2. The Marketing Is Not About Exposure, It’s About Control

At the $5M+ level, you don’t want everyone to see it.

You want the right people to see it — and for the wrong people to feel shut out.

That’s where luxury marketing changes shape:

  • Cinematic video, but not loud

  • Photography that whispers scarcity

  • Messaging that feels like an invitation, not an announcement

  • Subtlety over spectacle

  • Understated confidence, not hype

If your campaign looks like every other listing, you’ve already lost the emotional game.

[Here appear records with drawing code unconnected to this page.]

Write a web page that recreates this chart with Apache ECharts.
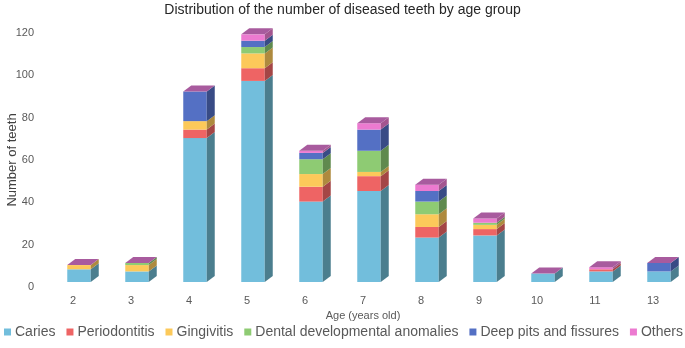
<!DOCTYPE html>
<html>
<head>
<meta charset="utf-8">
<script src="https://cdn.jsdelivr.net/npm/echarts@6/dist/echarts.min.js"></script>
<style>
  html, body { margin: 0; padding: 0; background: #fff; }
  #main { width: 685px; height: 348px; }
</style>
</head>
<body>
<div id="main"></div>
<script>
// age groups on the x axis
var ages = ['2', '3', '4', '5', '6', '7', '8', '9', '10', '11', '13'];
var yTicks = [0, 20, 40, 60, 80, 100, 120];
// number of teeth per disease
var caries        = [6, 5, 68, 95, 38, 43, 21, 22, 4, 5, 5];
var periodontitis = [0, 0, 4, 6, 7, 7, 5, 3, 0, 1, 0];
var gingivitis    = [2, 3, 4, 7, 6, 2, 6, 2, 0, 0, 0];
var anomalies     = [0, 1, 0, 3, 7, 10, 6, 1, 0, 0, 0];
var deepPits      = [0, 0, 14, 3, 3, 10, 5, 0, 0, 0, 4];
var others        = [0, 0, 0, 3, 1, 3, 3, 2, 0, 1, 0];

var seriesNames = ['Caries', 'Periodontitis', 'Gingivitis', 'Dental developmental anomalies', 'Deep pits and fissures', 'Others'];
var seriesValues = [caries, periodontitis, gingivitis, anomalies, deepPits, others];
var colors = ['#72BEDC', '#EE6464', '#FCC95A', '#8ECB73', '#5470C4', '#EC7AD0'];
var sideColors = ['#4B7E8E', '#A44646', '#AE8A3E', '#5F8A4E', '#384B85', '#A3558F'];
var topColor = '#A85B9E';

var font = '"Liberation Sans", Arial, sans-serif';

//把每一段的底和高算出来
var stackBase = ages.map(function () { return 0; });
var series = [];
for (var s = 0; s < seriesNames.length; s++) {
    var data = [];
    for (var i = 0; i < ages.length; i++) {
        data.push([i, stackBase[i], seriesValues[s][i]]);
        stackBase[i] += seriesValues[s][i];
    }
    series.push({
        name: seriesNames[s],
        type: 'custom',
        itemStyle: { color: colors[s] },
        encode: { x: 0, y: 2 },
        data: data,
        renderItem: makeRender(s, s == seriesNames.length - 1)
    });
}

//画一个带侧面的立体柱子
function makeRender(idx, isTop) {
    return function (params, api) {
        var cat = api.value(0);
        var base = api.value(1);
        var val = api.value(2);
        var p0 = api.coord([cat, base]);
        var p1 = api.coord([cat, base + val]);
        var bw = api.size([1, 0])[0];
        var fw = bw * 0.405;
        var ox = 6, oy = -5, dx = 8, dy = -6;
        var xl = p0[0] + ox - fw / 2;
        var xr = xl + fw;
        var yb = p0[1] + oy;
        var yt = p1[1] + oy;
        var children = [];
        if (val > 0) {
            children.push({
                type: 'rect',
                shape: { x: xl, y: yt, width: fw, height: yb - yt },
                style: { fill: colors[idx] }
            });
            children.push({
                type: 'polygon',
                shape: { points: [[xr, yt], [xr + dx, yt + dy], [xr + dx, yb + dy], [xr, yb]] },
                style: { fill: sideColors[idx] }
            });
        }
        if (isTop) {
            children.push({
                type: 'polygon',
                shape: { points: [[xl, yt], [xl + dx, yt + dy], [xr + dx, yt + dy], [xr, yt]] },
                style: { fill: topColor }
            });
        }
        return { type: 'group', children: children };
    };
}

var myChart = echarts.init(document.getElementById('main'));
var option = {
    animation: false,
    title: {
        text: 'Distribution of the number of diseased teeth by age group',
        left: 'center',
        top: -2,
        textStyle: { fontFamily: font, fontSize: 14, fontWeight: 'normal', color: '#262626' }
    },
    legend: {
        data: seriesNames,
        left: 4,
        top: 325,
        padding: 0,
        icon: 'rect',
        itemWidth: 7,
        itemHeight: 7,
        itemGap: 11,
        textStyle: { fontFamily: font, fontSize: 14, color: '#595959', padding: [0, 0, 0, -1] }
    },
    grid: { left: 44, right: 3, top: 33, bottom: 61, outerBoundsMode: 'none' },
    xAxis: {
        type: 'category',
        data: ages,
        name: 'Age (years old)',
        nameLocation: 'middle',
        nameGap: 23,
        nameMoveOverlap: false,
        nameTextStyle: { fontFamily: font, fontSize: 11, color: '#595959' },
        axisLine: { show: false },
        axisTick: { show: false },
        axisLabel: { fontFamily: font, fontSize: 11, color: '#595959', margin: 8 }
    },
    yAxis: {
        type: 'value',
        min: yTicks[0],
        max: yTicks[yTicks.length - 1],
        interval: 20,
        name: 'Number of teeth',
        nameLocation: 'middle',
        nameGap: 25,
        nameMoveOverlap: false,
        nameTextStyle: { fontFamily: font, fontSize: 13, color: '#404040' },
        splitLine: { show: false },
        axisLine: { show: false },
        axisTick: { show: false },
        axisLabel: { fontFamily: font, fontSize: 11, color: '#595959', margin: 10 }
    },
    series: series
};
myChart.setOption(option);
</script>
</body>
</html>
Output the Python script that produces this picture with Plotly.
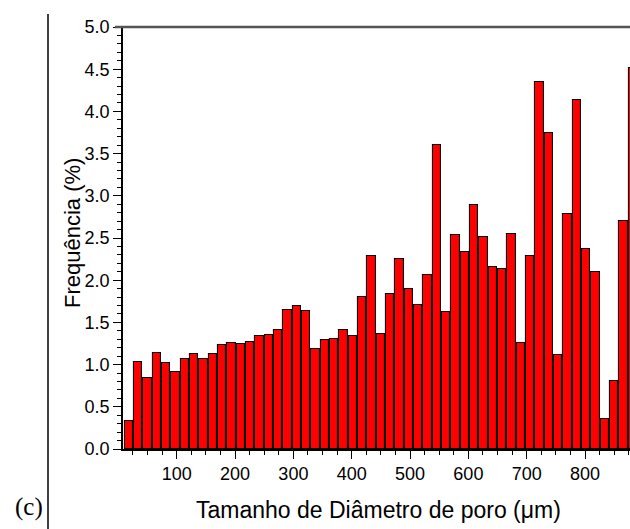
import plotly.graph_objects as go

# bin centres (µm)
diameters = [18, 34, 50, 66, 82, 98, 114, 130, 146, 162, 178, 194, 210, 226, 242,
             258, 274, 290, 306, 322, 338, 354, 370, 386, 402, 418, 434, 450, 466,
             482, 498, 514, 530, 546, 562, 578, 594, 610, 626, 642, 658, 674, 690,
             706, 722, 738, 754, 770, 786, 802, 818, 834, 850, 866, 882]
# frequency (%)
frequency = [0.335, 1.03, 0.84, 1.14, 1.02, 0.91, 1.07, 1.12, 1.07, 1.13, 1.235,
             1.255, 1.25, 1.27, 1.34, 1.35, 1.41, 1.645, 1.69, 1.63, 1.19, 1.29,
             1.30, 1.41, 1.34, 1.80, 2.285, 1.365, 1.835, 2.257, 1.90, 1.71, 2.06,
             3.60, 1.62, 2.53, 2.33, 2.89, 2.51, 2.16, 2.135, 2.545, 1.26, 2.29,
             4.35, 3.75, 1.11, 2.79, 4.14, 2.375, 2.10, 0.35, 0.805, 2.705, 4.51]
x_ticks = [100, 200, 300, 400, 500, 600, 700, 800]
y_ticks = [0.0, 0.5, 1.0, 1.5, 2.0, 2.5, 3.0, 3.5, 4.0, 4.5, 5.0]
x_title = "Tamanho de Diâmetro de poro (μm)"
y_title = "Frequência (%)"
panel_label = "(c)"

W, H = 630, 529
L, R, T, B = 123, 0, 27, 80
pw, ph = W - L - R, H - T - B


def px(x):
    return (x - L) / pw


def py(y):
    return (H - B - y) / ph


fig = go.Figure()
fig.add_trace(go.Bar(
    x=diameters, y=frequency, width=14.6,
    marker=dict(color="#ff0000", line=dict(color="#000000", width=1.1)),
    showlegend=False,
))

font = "Liberation Sans, Arial, sans-serif"
fig.update_layout(
    width=W, height=H,
    margin=dict(l=L, r=R, t=T, b=B, pad=0),
    paper_bgcolor="white", plot_bgcolor="white",
    font=dict(family=font, size=18, color="#000000"),
    bargap=0,
    xaxis=dict(
        range=[7.9, 877.1], tickmode="array", tickvals=x_ticks,
        ticktext=[str(v) for v in x_ticks],
        ticks="outside", ticklen=8, tickwidth=1.2, tickcolor="#000",
        minor=dict(dtick=25, tick0=0, ticks="outside", ticklen=4, tickwidth=1.2, tickcolor="#000"),
        showline=True, linecolor="#000", linewidth=1.5,
        showgrid=False, zeroline=False,
        tickfont=dict(size=18),
    ),
    yaxis=dict(
        range=[0, 5], tickmode="array", tickvals=y_ticks,
        ticktext=[f"{v:.1f}" for v in y_ticks],
        ticks="outside", ticklen=8, tickwidth=1.2, tickcolor="#000",
        minor=dict(dtick=0.1, tick0=0, ticks="outside", ticklen=4, tickwidth=1.2, tickcolor="#000"),
        showline=True, linecolor="#000", linewidth=1.5,
        showgrid=False, zeroline=False,
        tickfont=dict(size=18),
    ),
    shapes=[
        dict(type="line", xref="paper", yref="paper", x0=px(115), x1=1.0, y0=1.0, y1=1.0,
             line=dict(color="#555555", width=2.5)),
        dict(type="line", xref="paper", yref="paper", x0=px(48), x1=px(48), y0=py(14), y1=py(529),
             line=dict(color="#000000", width=1.5)),
    ],
    annotations=[
        dict(text=panel_label, xref="paper", yref="paper", x=px(29), y=py(507),
             xanchor="center", yanchor="middle", showarrow=False,
             font=dict(family="Liberation Serif, Times New Roman, serif", size=25, color="#000")),
        dict(text=x_title, xref="paper", yref="paper", x=px(378), y=py(510),
             xanchor="center", yanchor="middle", showarrow=False,
             font=dict(size=23, color="#000")),
        dict(text=y_title, xref="paper", yref="paper", x=px(72), y=py(233),
             xanchor="center", yanchor="middle", showarrow=False, textangle=-90,
             font=dict(size=22, color="#000")),
    ],
)

fig.write_html("out.html")
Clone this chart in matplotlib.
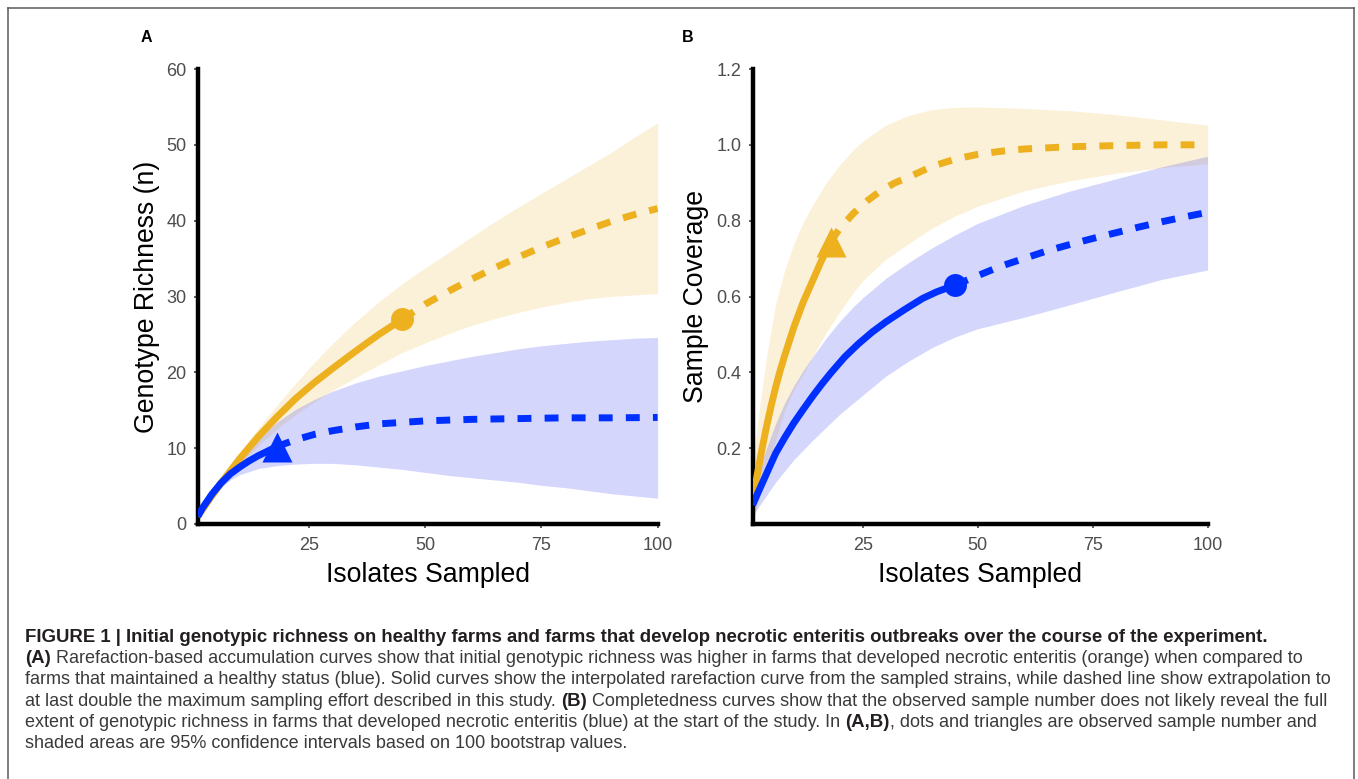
import matplotlib
matplotlib.use("Agg")
import matplotlib.pyplot as plt
from matplotlib.lines import Line2D
from matplotlib.transforms import IdentityTransform

plt.rcParams['font.family'] = ['Liberation Sans', 'DejaVu Sans']

# colours
ORANGE = '#EDB120'
BLUE = '#0030FF'

# ---------------- Panel A: genotype richness ----------------
a_orange_obs_x = [1, 3, 6, 10, 14, 18, 22, 26, 30, 35, 40, 45]
a_orange_obs_y = [1.0, 2.8, 5.4, 8.6, 11.5, 14.1, 16.5, 18.6, 20.5, 22.8, 25.0, 27.0]
a_orange_ext_x = [45, 50, 55, 60, 65, 70, 75, 80, 85, 90, 95, 100]
a_orange_ext_y = [27.0, 29.0, 30.7, 32.3, 33.8, 35.2, 36.5, 37.7, 38.8, 39.9, 40.8, 41.6]
a_orange_ci_x = [1, 5, 10, 15, 20, 25, 30, 35, 40, 45, 50, 55, 60, 65, 70, 75, 80, 85, 90, 95, 100]
a_orange_ci_hi = [1.1, 5.0, 9.4, 13.4, 17.1, 20.6, 23.8, 26.7, 29.3, 31.7, 33.8, 35.8, 37.9,
                  39.9, 41.8, 43.6, 45.4, 47.2, 49.0, 51.0, 52.9]
a_orange_ci_lo = [0.9, 4.4, 7.9, 10.9, 13.5, 15.7, 17.6, 19.3, 21.0, 22.6, 23.9, 25.1, 26.2,
                  27.1, 27.9, 28.6, 29.2, 29.7, 30.0, 30.2, 30.4]

a_blue_obs_x = [1, 2, 4, 6, 8, 10, 12, 14, 16, 18]
a_blue_obs_y = [1.0, 2.1, 3.9, 5.4, 6.6, 7.5, 8.3, 9.0, 9.6, 10.2]
a_blue_ext_x = [18, 22, 26, 30, 35, 40, 45, 50, 60, 70, 80, 90, 100]
a_blue_ext_y = [10.2, 11.1, 11.8, 12.3, 12.8, 13.2, 13.4, 13.6, 13.8, 13.9, 14.0, 14.0, 14.05]
a_blue_ci_x = [1, 3, 5, 8, 10, 14, 18, 22, 26, 30, 35, 40, 45, 50, 55, 60, 65, 70, 75, 80,
               85, 90, 95, 100]
a_blue_ci_hi = [1.0, 3.0, 4.8, 7.2, 8.6, 11.3, 13.4, 15.1, 16.4, 17.5, 18.6, 19.5, 20.2, 20.9,
                21.5, 22.1, 22.6, 23.1, 23.5, 23.8, 24.1, 24.3, 24.5, 24.6]
a_blue_ci_lo = [0.95, 2.8, 4.3, 5.8, 6.5, 7.3, 7.7, 7.9, 8.0, 8.0, 7.8, 7.5, 7.2, 6.8, 6.4,
                6.1, 5.8, 5.5, 5.1, 4.8, 4.4, 4.0, 3.7, 3.4]

# ---------------- Panel B: sample coverage ----------------
b_orange_obs_x = [1, 2, 3, 4, 5, 6, 7, 8, 10, 12, 14, 16, 18]
b_orange_obs_y = [0.06, 0.13, 0.195, 0.255, 0.31, 0.36, 0.405, 0.445, 0.52, 0.585, 0.64,
                  0.695, 0.745]
b_orange_ext_x = [18, 20, 23, 26, 29, 32, 35, 40, 45, 50, 55, 60, 70, 80, 90, 100]
b_orange_ext_y = [0.745, 0.78, 0.82, 0.853, 0.88, 0.90, 0.915, 0.943, 0.962, 0.975, 0.983,
                  0.989, 0.995, 0.998, 1.0, 1.0]

b_blue_obs_x = [1, 2, 3, 4, 6, 8, 10, 12, 14, 16, 18, 21, 24, 27, 30, 34, 38, 41, 45]
b_blue_obs_y = [0.05, 0.078, 0.105, 0.132, 0.186, 0.228, 0.267, 0.302, 0.336, 0.368, 0.398,
                0.44, 0.475, 0.506, 0.533, 0.565, 0.595, 0.612, 0.63]
b_blue_ext_x = [45, 50, 55, 60, 65, 70, 75, 80, 85, 90, 95, 100]
b_blue_ext_y = [0.63, 0.655, 0.68, 0.70, 0.72, 0.737, 0.753, 0.768, 0.783, 0.797, 0.81, 0.822]

b_ci_x = [1, 2, 4, 6, 8, 10, 12, 14, 17, 20, 23, 25, 30, 35, 40, 45, 50, 60, 70, 80, 90, 100]
b_orange_ci_hi = [0.15, 0.26, 0.44, 0.58, 0.67, 0.74, 0.795, 0.84, 0.90, 0.948, 0.988, 1.01,
                  1.052, 1.078, 1.093, 1.099, 1.10, 1.096, 1.09, 1.08, 1.066, 1.052]
b_orange_ci_lo = [0.0, 0.05, 0.13, 0.22, 0.30, 0.355, 0.395, 0.44, 0.505, 0.56, 0.612, 0.642,
                  0.698, 0.74, 0.78, 0.812, 0.838, 0.878, 0.905, 0.925, 0.94, 0.95]
b_blue_ci_hi = [0.09, 0.13, 0.20, 0.265, 0.32, 0.365, 0.405, 0.44, 0.49, 0.535, 0.574, 0.597,
                0.648, 0.69, 0.728, 0.762, 0.793, 0.84, 0.878, 0.91, 0.942, 0.97]
b_blue_ci_lo = [0.02, 0.04, 0.075, 0.11, 0.14, 0.17, 0.195, 0.22, 0.255, 0.29, 0.32, 0.34,
                0.39, 0.43, 0.465, 0.493, 0.515, 0.545, 0.578, 0.612, 0.645, 0.67]

x_ticks = [25, 50, 75, 100]
a_y_ticks = [0, 10, 20, 30, 40, 50, 60]
b_y_ticks = [0.2, 0.4, 0.6, 0.8, 1.0, 1.2]

caption_lines = [
    [("FIGURE 1 | Initial genotypic richness on healthy farms and farms that develop necrotic "
      "enteritis outbreaks over the course of the experiment.", True)],
    [("(A)", True), ("Rarefaction-based accumulation curves show that initial genotypic richness "
                     "was higher in farms that developed necrotic enteritis (orange) when compared to", False)],
    [("farms that maintained a healthy status (blue). Solid curves show the interpolated rarefaction "
      "curve from the sampled strains, while dashed line show extrapolation to", False)],
    [("at last double the maximum sampling effort described in this study.", False), ("(B)", True),
     ("Completedness curves show that the observed sample number does not likely reveal the full", False)],
    [("extent of genotypic richness in farms that developed necrotic enteritis (blue) at the start "
      "of the study. In", False), ("(A,B)", True),
     (", dots and triangles are observed sample number and", False)],
    [("shaded areas are 95% confidence intervals based on 100 bootstrap values.", False)],
]

W, H = 1358, 779
fig = plt.figure(figsize=(W / 100, H / 100), dpi=100)

ax_a = fig.add_axes([197.8 / W, 1 - 524 / H, 459.8 / W, 455 / H])
ax_b = fig.add_axes([752.6 / W, 1 - 524 / H, 455 / W, 455 / H])


def draw_panel(ax, orange, blue, orange_marker, blue_marker):
    for (cx, lo, hi, c, al) in [(orange[4], orange[5], orange[6], ORANGE, 0.17),
                                (blue[4], blue[5], blue[6], '#2A34F0', 0.2)]:
        ax.fill_between(cx, lo, hi, color=c, alpha=al, lw=0, zorder=1)
    for (ox, oy, ex, ey, c, mk, ms) in [(orange[0], orange[1], orange[2], orange[3], ORANGE,
                                         orange_marker[0], orange_marker[1]),
                                        (blue[0], blue[1], blue[2], blue[3], BLUE,
                                         blue_marker[0], blue_marker[1])]:
        ax.plot(ox, oy, color=c, lw=5, solid_capstyle='butt', solid_joinstyle='round', zorder=3)
        ax.plot(ex, ey, color=c, lw=5, linestyle=(0, (2.0, 1.9)), dash_capstyle='butt', zorder=3)
        ax.plot([ox[-1]], [oy[-1]], marker=mk, ms=ms, color=c, mec='none', zorder=4)
    ax.set_xlim(1, 100)
    ax.set_xticks(x_ticks)
    for side in ['top', 'right']:
        ax.spines[side].set_visible(False)
    for side in ['left', 'bottom']:
        ax.spines[side].set_linewidth(3.2)
        ax.spines[side].set_color('black')
    ax.tick_params(length=3, width=1.1, color='#333333', labelsize=13,
                   labelcolor='#4d4d4d')
    ax.tick_params(axis='x', pad=6.5)
    ax.tick_params(axis='y', pad=5)
    ax.set_xlabel("Isolates Sampled", fontsize=19.2, color='black')
    ax.xaxis.set_label_coords(0.5, -0.112)
    ax.xaxis.label.set_va('center')


draw_panel(ax_a,
           (a_orange_obs_x, a_orange_obs_y, a_orange_ext_x, a_orange_ext_y,
            a_orange_ci_x, a_orange_ci_lo, a_orange_ci_hi),
           (a_blue_obs_x, a_blue_obs_y, a_blue_ext_x, a_blue_ext_y,
            a_blue_ci_x, a_blue_ci_lo, a_blue_ci_hi),
           ('o', 16.5), ('^', 22))
ax_a.set_ylim(0, 60)
ax_a.set_yticks(a_y_ticks)
ax_a.set_ylabel("Genotype Richness (n)", fontsize=19.2, color='black')
ax_a.yaxis.set_label_coords(-0.1105, 0.5)
ax_a.yaxis.label.set_va('center')

draw_panel(ax_b,
           (b_orange_obs_x, b_orange_obs_y, b_orange_ext_x, b_orange_ext_y,
            b_ci_x, b_orange_ci_lo, b_orange_ci_hi),
           (b_blue_obs_x, b_blue_obs_y, b_blue_ext_x, b_blue_ext_y,
            b_ci_x, b_blue_ci_lo, b_blue_ci_hi),
           ('^', 22), ('o', 16.5))
ax_b.set_ylim(0, 1.2)
ax_b.set_yticks(b_y_ticks)
ax_b.set_yticklabels([f"{v:.1f}" for v in b_y_ticks])
ax_b.set_ylabel("Sample Coverage", fontsize=19.2, color='black')
ax_b.yaxis.set_label_coords(-0.1253, 0.5)
ax_b.yaxis.label.set_va('center')

# panel letters
fig.text(146.4 / W, 1 - 38 / H, "A", fontsize=11.5, fontweight='bold', ha='center', va='center')
fig.text(687.6 / W, 1 - 38 / H, "B", fontsize=11.5, fontweight='bold', ha='center', va='center')

# frame (no bottom edge)
frame_col = '#5a5a5a'
fig.add_artist(Line2D([7.5 / W, 7.5 / W], [0, 1 - 8 / H], color=frame_col, lw=1.1))
fig.add_artist(Line2D([7.5 / W, 1353.5 / W], [1 - 8 / H, 1 - 8 / H], color=frame_col, lw=1.1))
fig.add_artist(Line2D([1353.5 / W, 1353.5 / W], [0, 1 - 8 / H], color=frame_col, lw=1.1))

# caption with bold runs
renderer = fig.canvas.get_renderer()
BOLD_SIZE = 13.45
REG_SIZE = 13.0


def text_width(s, bold):
    t = fig.text(0, 0, s, fontsize=BOLD_SIZE if bold else REG_SIZE,
                 fontweight='bold' if bold else 'normal', transform=IdentityTransform())
    w = t.get_window_extent(renderer).width
    t.remove()
    return w


space_w = text_width("a a", False) - text_width("aa", False)
baselines = [641.5, 663, 684.3, 705.6, 726.9, 748.2]
for runs, base in zip(caption_lines, baselines):
    x = 25
    for i, (s, bold) in enumerate(runs):
        if i > 0 and not s.startswith(','):
            x += space_w
        t = fig.text(x, H - base, s, fontsize=BOLD_SIZE if bold else REG_SIZE,
                     fontweight='bold' if bold else 'normal',
                     color='#231f20' if bold else '#3a3a3a',
                     va='baseline', ha='left', transform=IdentityTransform())
        x += t.get_window_extent(renderer).width

fig.savefig("out.png", dpi=100)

High-end buyers aren’t impressed by volume.
They’re impressed by curation.

3. Price Guides Become Dangerous

A $5M property is rarely bought based on comps alone.

These buyers:

  • Already own premium homes

  • Understand design and architecture

  • Don’t respond to “price anchoring” games

  • Expect to be shown why the home deserves its position

A misjudged guide doesn’t just push people away —
it devalues the story you’re telling.

At this level, the guide must signal confidence, not hesitation.

4. Prestige Buyers Aren’t Buying Features, They’re Buying Identity

You don’t sell a $5M home by listing features:

  • Heated floors

  • Stone benchtops

  • Imported tapware

  • Sculptural lighting

  • Smart home systems

Every buyer assumes these already exist.

What you sell is identity:

  • Privacy

  • Space

  • Architectural prestige

  • The feeling of arriving somewhere that matches the life they lead

  • A home that elevates their sense of self

Features validate the price.
Identity justifies it.

5. Scarcity Must Be Engineered, Even If It Already Exists

A $5M home is, by definition, scarce.
But you still need to stage the competition.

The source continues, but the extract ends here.